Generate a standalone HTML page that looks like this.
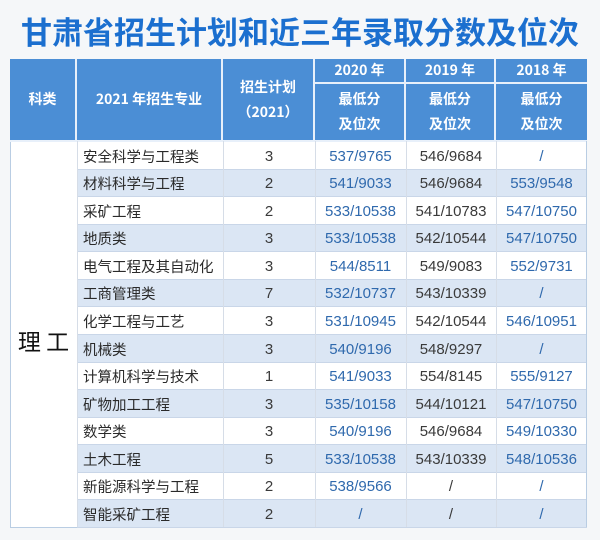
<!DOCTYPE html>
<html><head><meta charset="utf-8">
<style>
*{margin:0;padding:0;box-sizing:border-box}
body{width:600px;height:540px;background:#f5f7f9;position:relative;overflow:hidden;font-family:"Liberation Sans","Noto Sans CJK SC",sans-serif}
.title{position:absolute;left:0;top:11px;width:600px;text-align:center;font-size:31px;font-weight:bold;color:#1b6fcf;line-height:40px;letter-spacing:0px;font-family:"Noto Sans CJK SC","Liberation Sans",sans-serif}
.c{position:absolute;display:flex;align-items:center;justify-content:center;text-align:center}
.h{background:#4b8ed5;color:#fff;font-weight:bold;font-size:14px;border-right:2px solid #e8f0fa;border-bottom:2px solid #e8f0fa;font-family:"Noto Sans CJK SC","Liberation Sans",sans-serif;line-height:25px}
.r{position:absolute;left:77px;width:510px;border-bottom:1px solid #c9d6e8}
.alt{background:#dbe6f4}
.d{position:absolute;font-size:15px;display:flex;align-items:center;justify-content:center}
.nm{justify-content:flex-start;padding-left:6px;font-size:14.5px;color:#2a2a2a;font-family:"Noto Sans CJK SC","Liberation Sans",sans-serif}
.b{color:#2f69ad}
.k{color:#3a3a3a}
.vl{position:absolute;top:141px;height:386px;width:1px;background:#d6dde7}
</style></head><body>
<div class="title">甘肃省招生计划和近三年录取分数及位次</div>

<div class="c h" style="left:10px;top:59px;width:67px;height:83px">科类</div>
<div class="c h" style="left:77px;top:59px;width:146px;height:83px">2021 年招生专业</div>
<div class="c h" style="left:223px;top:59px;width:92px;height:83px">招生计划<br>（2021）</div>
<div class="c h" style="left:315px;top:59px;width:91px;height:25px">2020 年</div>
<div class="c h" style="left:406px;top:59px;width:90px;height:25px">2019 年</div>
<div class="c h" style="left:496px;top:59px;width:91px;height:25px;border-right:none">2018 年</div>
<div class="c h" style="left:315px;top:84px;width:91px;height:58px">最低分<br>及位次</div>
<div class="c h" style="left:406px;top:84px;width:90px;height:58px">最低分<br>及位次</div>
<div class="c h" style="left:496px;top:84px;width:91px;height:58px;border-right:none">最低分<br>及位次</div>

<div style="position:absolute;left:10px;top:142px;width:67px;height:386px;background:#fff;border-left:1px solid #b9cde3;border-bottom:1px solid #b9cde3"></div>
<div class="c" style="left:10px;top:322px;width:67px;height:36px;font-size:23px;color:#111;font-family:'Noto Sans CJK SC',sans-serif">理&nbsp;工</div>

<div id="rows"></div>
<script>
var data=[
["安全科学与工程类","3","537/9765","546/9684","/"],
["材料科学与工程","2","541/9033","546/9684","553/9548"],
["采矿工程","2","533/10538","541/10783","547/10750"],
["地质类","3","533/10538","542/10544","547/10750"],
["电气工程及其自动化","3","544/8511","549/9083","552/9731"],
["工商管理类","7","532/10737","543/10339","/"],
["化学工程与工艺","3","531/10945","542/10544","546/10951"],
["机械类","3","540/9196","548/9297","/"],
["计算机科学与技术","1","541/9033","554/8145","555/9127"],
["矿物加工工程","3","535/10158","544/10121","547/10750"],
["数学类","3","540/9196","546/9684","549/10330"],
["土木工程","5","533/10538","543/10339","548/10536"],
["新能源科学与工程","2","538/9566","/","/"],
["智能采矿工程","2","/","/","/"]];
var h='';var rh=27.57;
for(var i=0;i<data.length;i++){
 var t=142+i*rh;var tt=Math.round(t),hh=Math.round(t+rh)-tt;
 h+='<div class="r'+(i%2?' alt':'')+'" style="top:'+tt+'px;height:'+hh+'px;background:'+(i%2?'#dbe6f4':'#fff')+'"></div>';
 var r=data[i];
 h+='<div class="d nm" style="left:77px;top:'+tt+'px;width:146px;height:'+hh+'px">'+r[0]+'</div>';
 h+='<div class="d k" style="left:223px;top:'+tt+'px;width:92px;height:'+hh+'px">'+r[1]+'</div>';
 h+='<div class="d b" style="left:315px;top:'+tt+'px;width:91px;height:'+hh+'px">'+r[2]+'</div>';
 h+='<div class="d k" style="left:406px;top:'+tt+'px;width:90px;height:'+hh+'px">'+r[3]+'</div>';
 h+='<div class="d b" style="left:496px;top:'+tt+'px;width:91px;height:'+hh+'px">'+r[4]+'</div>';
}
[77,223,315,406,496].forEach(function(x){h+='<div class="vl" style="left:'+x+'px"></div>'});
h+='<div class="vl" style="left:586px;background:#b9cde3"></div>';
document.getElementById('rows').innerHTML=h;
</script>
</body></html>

TASK OBJECTIVE
Repeat the material verbatim. Do not carry over any picture.

RESULT FOR THIS TASK
Generate a standalone HTML page that looks like this.
<!DOCTYPE html>
<html><head><meta charset="utf-8">
<style>
*{margin:0;padding:0;box-sizing:border-box}
body{width:600px;height:540px;background:#f5f7f9;position:relative;overflow:hidden;font-family:"Liberation Sans","Noto Sans CJK SC",sans-serif}
.title{position:absolute;left:0;top:11px;width:600px;text-align:center;font-size:31px;font-weight:bold;color:#1b6fcf;line-height:40px;letter-spacing:0px;font-family:"Noto Sans CJK SC","Liberation Sans",sans-serif}
.c{position:absolute;display:flex;align-items:center;justify-content:center;text-align:center}
.h{background:#4b8ed5;color:#fff;font-weight:bold;font-size:14px;border-right:2px solid #e8f0fa;border-bottom:2px solid #e8f0fa;font-family:"Noto Sans CJK SC","Liberation Sans",sans-serif;line-height:25px}
.r{position:absolute;left:77px;width:510px;border-bottom:1px solid #c9d6e8}
.alt{background:#dbe6f4}
.d{position:absolute;font-size:15px;display:flex;align-items:center;justify-content:center}
.nm{justify-content:flex-start;padding-left:6px;font-size:14.5px;color:#2a2a2a;font-family:"Noto Sans CJK SC","Liberation Sans",sans-serif}
.b{color:#2f69ad}
.k{color:#3a3a3a}
.vl{position:absolute;top:141px;height:386px;width:1px;background:#d6dde7}
</style></head><body>
<div class="title">甘肃省招生计划和近三年录取分数及位次</div>

<div class="c h" style="left:10px;top:59px;width:67px;height:83px">科类</div>
<div class="c h" style="left:77px;top:59px;width:146px;height:83px">2021 年招生专业</div>
<div class="c h" style="left:223px;top:59px;width:92px;height:83px">招生计划<br>（2021）</div>
<div class="c h" style="left:315px;top:59px;width:91px;height:25px">2020 年</div>
<div class="c h" style="left:406px;top:59px;width:90px;height:25px">2019 年</div>
<div class="c h" style="left:496px;top:59px;width:91px;height:25px;border-right:none">2018 年</div>
<div class="c h" style="left:315px;top:84px;width:91px;height:58px">最低分<br>及位次</div>
<div class="c h" style="left:406px;top:84px;width:90px;height:58px">最低分<br>及位次</div>
<div class="c h" style="left:496px;top:84px;width:91px;height:58px;border-right:none">最低分<br>及位次</div>

<div style="position:absolute;left:10px;top:142px;width:67px;height:386px;background:#fff;border-left:1px solid #b9cde3;border-bottom:1px solid #b9cde3"></div>
<div class="c" style="left:10px;top:322px;width:67px;height:36px;font-size:23px;color:#111;font-family:'Noto Sans CJK SC',sans-serif">理&nbsp;工</div>

<div id="rows"></div>
<script>
var data=[
["安全科学与工程类","3","537/9765","546/9684","/"],
["材料科学与工程","2","541/9033","546/9684","553/9548"],
["采矿工程","2","533/10538","541/10783","547/10750"],
["地质类","3","533/10538","542/10544","547/10750"],
["电气工程及其自动化","3","544/8511","549/9083","552/9731"],
["工商管理类","7","532/10737","543/10339","/"],
["化学工程与工艺","3","531/10945","542/10544","546/10951"],
["机械类","3","540/9196","548/9297","/"],
["计算机科学与技术","1","541/9033","554/8145","555/9127"],
["矿物加工工程","3","535/10158","544/10121","547/10750"],
["数学类","3","540/9196","546/9684","549/10330"],
["土木工程","5","533/10538","543/10339","548/10536"],
["新能源科学与工程","2","538/9566","/","/"],
["智能采矿工程","2","/","/","/"]];
var h='';var rh=27.57;
for(var i=0;i<data.length;i++){
 var t=142+i*rh;var tt=Math.round(t),hh=Math.round(t+rh)-tt;
 h+='<div class="r'+(i%2?' alt':'')+'" style="top:'+tt+'px;height:'+hh+'px;background:'+(i%2?'#dbe6f4':'#fff')+'"></div>';
 var r=data[i];
 h+='<div class="d nm" style="left:77px;top:'+tt+'px;width:146px;height:'+hh+'px">'+r[0]+'</div>';
 h+='<div class="d k" style="left:223px;top:'+tt+'px;width:92px;height:'+hh+'px">'+r[1]+'</div>';
 h+='<div class="d b" style="left:315px;top:'+tt+'px;width:91px;height:'+hh+'px">'+r[2]+'</div>';
 h+='<div class="d k" style="left:406px;top:'+tt+'px;width:90px;height:'+hh+'px">'+r[3]+'</div>';
 h+='<div class="d b" style="left:496px;top:'+tt+'px;width:91px;height:'+hh+'px">'+r[4]+'</div>';
}
[77,223,315,406,496].forEach(function(x){h+='<div class="vl" style="left:'+x+'px"></div>'});
h+='<div class="vl" style="left:586px;background:#b9cde3"></div>';
document.getElementById('rows').innerHTML=h;
</script>
</body></html>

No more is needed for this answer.